A Practitioner's Framework for Testing Broad Match

If you've met the prerequisites, here's a systematic approach to introducing broad match without blowing up what's already working. Step 1: Isolate the test. Run broad match keywords in their own dedicated campaign so you can easily track performance and control their budget separate from exact match campaigns. Never convert existing phrase or exact campaigns to broad wholesale. Step 2: Set aggressive Smart Bidding targets. Set a tROAS goal higher than the average non-brand actual ROAS, or 1.5x to 2x your goal. This constrains the algorithm's exploration and prevents it from chasing marginal traffic early. Step 3: Layer audience signals. Add audience signals-layer in data segments, remarketing lists, and demographics. Google then aims broad match at people closer to your buyers. Use observation mode, not targeting mode, so you inform the algorithm without restricting its reach. Step 4: Seed negatives proactively. Add your standard negative keyword lists before the campaign goes live. Include competitor terms, job-related queries, informational intent terms, and anything your existing campaigns have already identified as waste. Step 5: Review search terms aggressively for 60 days. Review search terms every few days. Kill bad themes with negatives. Copy strong new queries into phrase or exact in your main campaigns. This turns broad match into a discovery engine feeding your controlled campaigns. Step 6: Evaluate after 4-6 weeks with sufficient data. Don't judge broad match performance in the first seven days. Give new bidding strategies at least two weeks to gather sufficient data, learn the patterns, and fully stabilize before making any major changes or judgments. Realistically, you need four to six weeks of data before the comparison is meaningful.

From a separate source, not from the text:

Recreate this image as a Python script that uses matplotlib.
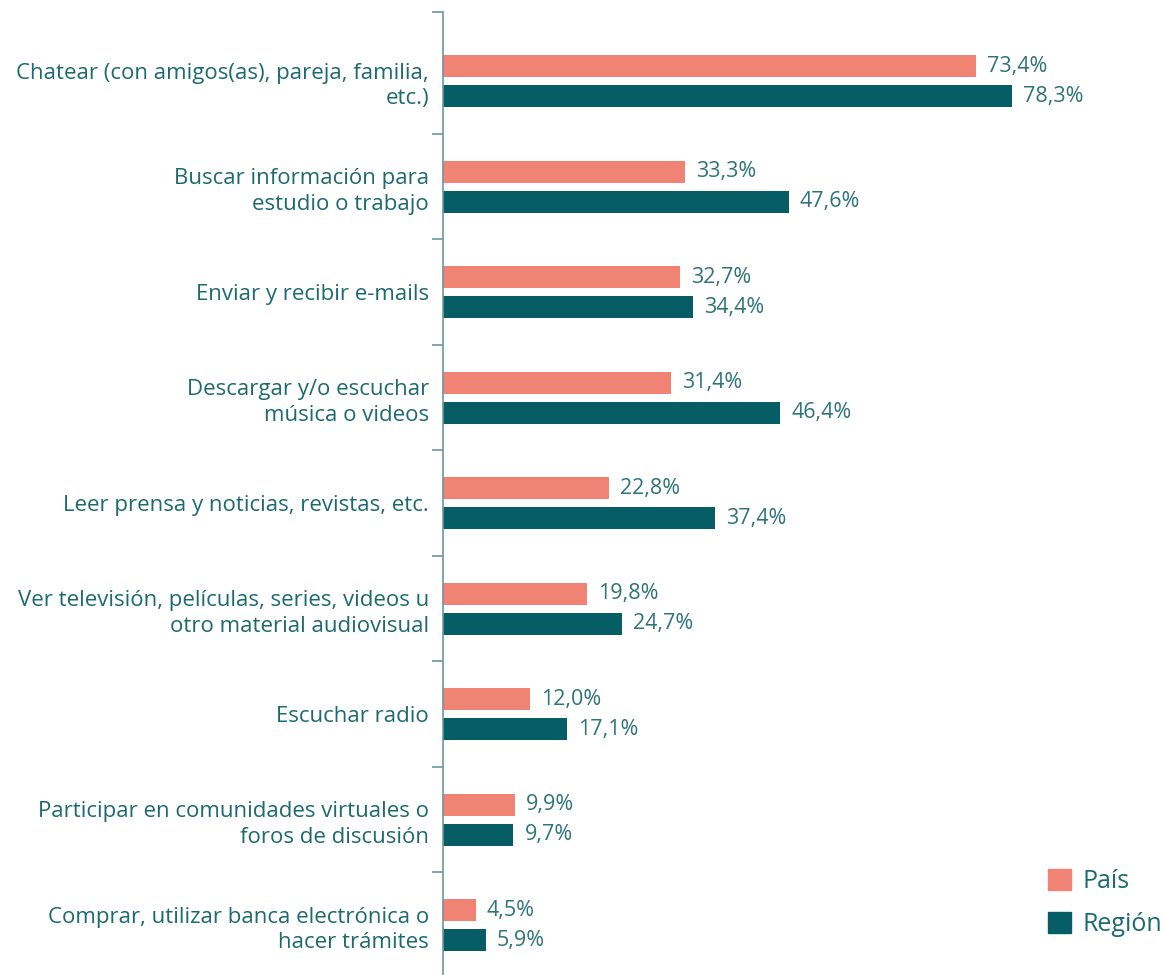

Consolidated Account Structures Beat Granular Segmentation

The old playbook of single-keyword ad groups (SKAGs) and match-type-segmented campaigns is dead. Over-segmentation limits machine learning. Many accounts are structured around legacy control models-separate campaigns for minor variations, overuse of match types, fragmented budgets. AI systems learn better from consolidated, high-volume data.

Gone are the days of building 20 ad groups with hyper-segmented SKAG structures. Thanks to broad match and Google's machine learning, practitioners recommend starting small-even with just a few keywords and two or three ad groups.

The modern structure looks like this: group campaigns by business objective (not match type), use 3–8 thematically similar keywords per ad group, and let Smart Bidding optimize across queries. Group your keywords into ad groups and campaigns with similar themes. This makes it easier for Google to understand your keywords, select the best one, and determine which ad should serve for each search query.

Landing page strategy matters here too. Pages need to answer broader search intent, provide more topic depth, offer stronger alignment between ads, search context, and destination content, and include clear explanations, not just conversion widgets. When broad match sends a wider variety of queries to your pages, those pages need to address more than one narrow intent. --- The shift to broad match isn't optional. Google's pricing structure, AI improvements, and product roadmap all point the same direction. That control is being replaced by calibration. The advertisers who thrive won't be the ones clinging to exact match structures from 2018, and they won't be the ones blindly accepting every Google recommendation either. They'll be the ones who understand that broad match amplifies the signals you feed into the system. If those signals are weak or misaligned with commercial outcomes, broad match can scale the wrong type of traffic very quickly. Clean conversion tracking, disciplined negative keyword management, audience layering, and consolidated account structures-these are the inputs that separate profitable broad match campaigns from expensive lessons.

Your ability to adapt as match types continue shifting matters more than picking the "right" match type today. Meet Google halfway. Feed it better data. Build the guardrails. Then let the machine do what machines are actually good at-processing millions of auction-time signals faster than any human ever could.